Other, less egregious misfires occurred along the way to dessert, but they didn’t interfere with Jansen’s ability to convey his style of Southern cooking. An arugula salad furnished with candied pecans and brown-sugar-and-thyme-roasted pears made a fine starter, but lacked enough of the sweet-and-tangy maple-and-cider vinegar dressing. The same candied pecans and sliced apples felt too generic for the cheese-and-charcuterie board. It’s 2012, not 2002. We expect more.
Japanese bread crumbs browned in Jansen’s “ham butter” is the best thing to happen to mac ’n’ cheese since … well, ever. Keep your lobster mac, your crabmeat, your chopped black truffle; ham is where it’s at. Too bad the cheese sauce was runny and broken.

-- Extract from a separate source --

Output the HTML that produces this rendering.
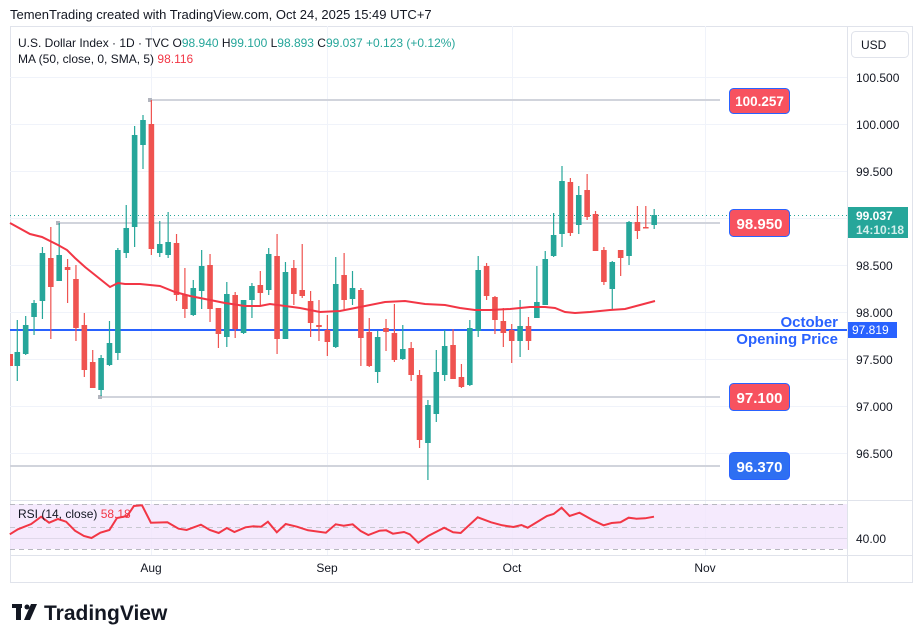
<!DOCTYPE html>
<html><head><meta charset="utf-8"><style>
body{margin:0;width:923px;height:643px;background:#fff;overflow:hidden;font-family:"Liberation Sans",sans-serif;}
svg{position:absolute;left:0;top:0}
</style></head><body>
<svg id="s" width="923" height="643" xmlns="http://www.w3.org/2000/svg" font-family="Liberation Sans, sans-serif">
<text x="10" y="19" font-size="13" fill="#131722">TemenTrading created with TradingView.com, Oct 24, 2025 15:49 UTC+7</text>
<rect x="10.5" y="26.5" width="902" height="556" fill="#fff" stroke="#e0e3eb"/>
<g id="grid" stroke="#f0f3fa" stroke-width="1"></g>
<rect x="10" y="504" width="837" height="45" fill="#f3e5fc" opacity="0.8"/>
<line x1="10" y1="504.5" x2="847" y2="504.5" stroke="#b8b8c0" stroke-dasharray="5,4"/>
<line x1="10" y1="527.5" x2="847" y2="527.5" stroke="#c8c8d0" stroke-dasharray="5,4"/>
<line x1="10" y1="549.5" x2="847" y2="549.5" stroke="#b8b8c0" stroke-dasharray="5,4"/>
<line x1="10" y1="538.5" x2="847" y2="538.5" stroke="#e0d8ea"/>
<line x1="10" y1="500.5" x2="913" y2="500.5" stroke="#e0e3eb"/>
<line x1="10" y1="555.5" x2="913" y2="555.5" stroke="#e0e3eb"/>
<line x1="847.5" y1="26" x2="847.5" y2="582" stroke="#e0e3eb"/>
<g stroke="#d1d4dc" stroke-width="2">
<line x1="150" y1="100" x2="720" y2="100"/>
<line x1="58" y1="223" x2="720" y2="223"/>
<line x1="100" y1="397" x2="720" y2="397"/>
<line x1="10" y1="466" x2="720" y2="466"/>
</g>
<g fill="#b2b5be"><rect x="148" y="98" width="4" height="4"/><rect x="56" y="221" width="4" height="4"/><rect x="98" y="395" width="4" height="4"/></g>
<line x1="10" y1="215.5" x2="847" y2="215.5" stroke="#26a69a" stroke-dasharray="1,3"/>
<line x1="10" y1="330" x2="847" y2="330" stroke="#2962ff" stroke-width="2"/>
<g id="candles"></g>
<polyline id="ma" fill="none" stroke="#f23645" stroke-width="2" points="10,223 30,234 42,237 58,245 67,250 75,258 85,267 100,279 110,287 118,283 125,284 140,284 160,286 175,292 190,296 210,300 225,303 245,306 260,306 270,304 285,306 300,308 310,310 320,312 340,311 360,307 385,302 405,301 425,304 445,305 460,308 475,310 490,310 510,309 530,307 545,307 555,308 565,312 575,313 590,312 610,310 625,309 640,305 655,301"/>
<polyline id="rsi" fill="none" stroke="#f23645" stroke-width="2" points=""/>
<g font-size="15" font-weight="bold" fill="#fff" text-anchor="middle">
<rect x="729.5" y="88.5" width="60" height="25" rx="4" fill="#f7525f" stroke="#2962ff"/><text x="759.5" y="106" font-size="13.5">100.257</text>
<rect x="729.5" y="209.5" width="60" height="27" rx="4" fill="#f7525f" stroke="#2962ff"/><text x="759.5" y="229">98.950</text>
<rect x="729.5" y="383.5" width="60" height="27" rx="4" fill="#f7525f" stroke="#2962ff"/><text x="759.5" y="403">97.100</text>
<rect x="729.5" y="452.5" width="60" height="27" rx="4" fill="#2e6ff2" stroke="#2962ff"/><text x="759.5" y="472">96.370</text>
</g>
<g font-size="15" font-weight="bold" fill="#2962ff" text-anchor="end">
<text x="838" y="327">October</text><text x="838" y="344">Opening Price</text>
</g>
<rect x="851.5" y="31.5" width="57" height="26" rx="4" fill="#fff" stroke="#e0e3eb"/>
<text x="861" y="49" font-size="12" fill="#131722">USD</text>
<g font-size="12" fill="#131722">
<text x="856" y="82">100.500</text><text x="856" y="129">100.000</text><text x="856" y="176">99.500</text>
<text x="856" y="270">98.500</text><text x="856" y="317">98.000</text><text x="856" y="364">97.500</text>
<text x="856" y="411">97.000</text><text x="856" y="458">96.500</text><text x="856" y="543">40.00</text>
</g>
<rect x="848" y="207" width="60" height="31" fill="#26a69a"/>
<text x="856" y="220" font-size="12" font-weight="bold" fill="#fff">99.037</text>
<text x="856" y="234" font-size="12" font-weight="bold" fill="#d4efec">14:10:18</text>
<rect x="848" y="322" width="49" height="16" fill="#2962ff"/>
<text x="852" y="334" font-size="12" fill="#fff">97.819</text>
<g font-size="12" fill="#131722" text-anchor="middle">
<text x="151" y="572">Aug</text><text x="327" y="572">Sep</text><text x="512" y="572">Oct</text><text x="705" y="572">Nov</text>
</g>
<text x="18" y="47" font-size="12" fill="#131722">U.S. Dollar Index · 1D · TVC <tspan fill="#131722">O</tspan><tspan fill="#26a69a">98.940</tspan> H<tspan fill="#26a69a">99.100</tspan> L<tspan fill="#26a69a">98.893</tspan> C<tspan fill="#26a69a">99.037</tspan> <tspan fill="#26a69a">+0.123 (+0.12%)</tspan></text>
<text x="18" y="63" font-size="12" fill="#131722">MA (50, close, 0, SMA, 5) <tspan fill="#f23645">98.116</tspan></text>
<text x="18" y="518" font-size="12" fill="#131722">RSI (14, close) <tspan fill="#f23645">58.18</tspan></text>
<g fill="#131722"><rect x="12" y="604" width="10" height="4"/><rect x="16" y="604" width="5" height="16"/><circle cx="27" cy="607" r="2.5"/><polygon points="31,604 37,604 30,620 24,620"/></g>
<text x="44" y="620" font-size="21" font-weight="bold" fill="#131722">TradingView</text>
</svg>
<script>
var NS="http://www.w3.org/2000/svg";
function el(t,a,p){var e=document.createElementNS(NS,t);for(var k in a)e.setAttribute(k,a[k]);p.appendChild(e);return e;}
var g=document.getElementById("grid");
[77,124,171,218,265,312,359,406,453].forEach(function(y){el("line",{x1:10,x2:847,y1:y+.5,y2:y+.5},g);});
[151,327,512,705].forEach(function(x){el("line",{x1:x+.5,x2:x+.5,y1:26,y2:555},g);});
var C=[[352,366,320,381,1],[325,354,316,355,1],[303,317,300,335,1],[253,301,247,319,1],[258,287,227,339,0],[255,281,223,281,1],[267,270,259,303,0],[279,328,265,341,0],[325,370,313,377,0],[362,388,350,388,0],[358,390,355,396,1],[343,365,321,366,1],[250,353,248,360,1],[228,253,205,258,1],[135,227,126,247,1],[120,145,115,169,1],[124,249,100,255,0],[244,253,221,257,1],[242,255,212,258,1],[243,295,234,301,0],[295,309,268,318,0],[288,315,280,316,1],[266,291,250,309,1],[265,309,254,322,0],[308,334,308,348,0],[294,337,282,347,1],[295,329,292,338,0],[300,333,300,334,1],[286,300,283,318,1],[285,293,271,305,0],[254,290,248,295,1],[256,339,234,354,0],[272,339,262,339,1],[268,294,260,305,0],[290,296,244,298,0],[301,323,291,337,0],[325,327,300,341,0],[330,342,315,356,0],[284,347,257,348,1],[275,300,253,310,0],[288,299,271,305,1],[290,338,288,366,0],[332,366,318,367,0],[337,372,331,383,1],[328,332,319,351,0],[333,360,304,362,0],[349,359,325,360,1],[348,375,342,381,0],[375,440,370,448,0],[405,443,400,480,1],[372,414,350,422,1],[346,375,330,381,1],[345,379,329,379,0],[377,387,364,388,0],[328,385,320,386,1],[270,331,256,337,1],[266,296,263,300,0],[297,320,296,334,0],[321,333,308,347,0],[330,341,324,363,0],[326,341,300,357,1],[326,341,317,350,0],[302,318,266,318,1],[259,305,251,305,1],[235,256,213,257,1],[181,234,166,247,1],[182,233,178,236,0],[195,225,186,234,1],[190,217,174,220,0],[214,251,211,251,0],[250,282,247,285,0],[262,289,261,309,1],[250,258,250,276,0],[222,256,221,265,1],[222,231,206,239,0],[227,228,206,228,0],[215,225,209,229,1]];
var cg=document.getElementById("candles");
el("rect",{x:10,y:354,width:3,height:12,fill:"#ef5350"},cg);
C.forEach(function(c,i){var x=17.3+8.38*i,col=c[4]?"#26a69a":"#ef5350";
el("rect",{x:x-0.6,y:c[2],width:1.2,height:Math.max(1,c[3]-c[2]),fill:col},cg);
el("rect",{x:x-2.8,y:c[0],width:5.6,height:Math.max(1.5,c[1]-c[0]),fill:col},cg);});
var R=[[22,133],[40,118],[70,102],[92,80],[110,98],[130,87],[148,95],[168,122],[188,138],[205,144],[225,128],[245,120],[262,84],[285,78],[300,48],[318,46],[338,98],[375,97],[400,116],[418,120],[450,104],[470,120],[490,129],[508,114],[525,126],[550,112],[568,109],[585,110],[600,95],[620,127],[640,102],[665,110],[690,121],[730,128],[752,103],[770,107],[790,103],[808,123],[825,135],[850,122],[865,121],[880,131],[905,126],[918,133],[937,158],[960,137],[995,113],[1015,127],[1032,129],[1070,82],[1100,97],[1125,106],[1150,111],[1168,105],[1182,113],[1225,78],[1240,72],[1258,53],[1276,78],[1298,68],[1330,92],[1352,106],[1370,99],[1390,97],[1408,83],[1425,86],[1445,85],[1465,80]];
document.getElementById("rsi").setAttribute("points",R.map(function(p){return (p[0]/2.24).toFixed(1)+","+(490+p[1]/3).toFixed(1);}).join(" "));
</script>
</body></html>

I loved the spicy cornbread-and-andouille stuffing in the roulade of pork loin, but the dry meat was pounded too thin and cooked too long. I soaked the pork in the juices of braised collards, cooked up to five hours with ham hocks. It’s ironic that Jansen, a chef trying to unchain the South’s collards collar, makes some of the tenderest greens I’ve had. Ditto for the potatoes (sweets mashed with cream, brown sugar and Bourbon; whites mashed with buttermilk), okra (with bacon!) and chicken gravy.
Then again, the best dish at Rex 1516 was probably the least typically Southern. The serious burger, starring an inch-thick patty of ground brisket and filet, spoke to Jansen’s tenures at 1601 and Royal Tavern. Bookended by house-baked buns, the beef was topped with bacon, Gorgonzola and red-onion jam. The skillet-roasted chicken breast and hanger steak (glistening with whiskey-spiked shallot butter) also made respectable mains.
Moriarty’s Southern-inspired desserts, meanwhile, are more worth reverence than respect. The sweets feature intricate, intuitive details: vanilla beans pressed into a strawberry-rhubarb pie’s pâte-sucrée crust, a sticky toffee bread pudding based on house-baked honey brioche. Many feature boozy elements (Bourbon marshmallow, SoCo toffee) too, if you haven’t already gotten your fill from the neat cocktail list curated by manager Heather Rodkey. The Deep South was a chance to try elusive Bartram’s Bitters, here anchoring the sweetness of the drink’s rooibos-infused vodka laced with honey syrup. The beer list, like any forgotten mansion, is also full of treasures.
The best way to end a meal at Rex, though, is the king’s gateau, a column of flourless chocolate cake cloaked in waves of airy peanut-butter mousse and garnished with peanut brittle and banana ice cream. The king to which this confection refers is, of course, Elvis Presley, he of the proclivity for peanut-butter-and-banana sandwiches. But it’s hard to imagine any monarch, past or present, turning this dessert away.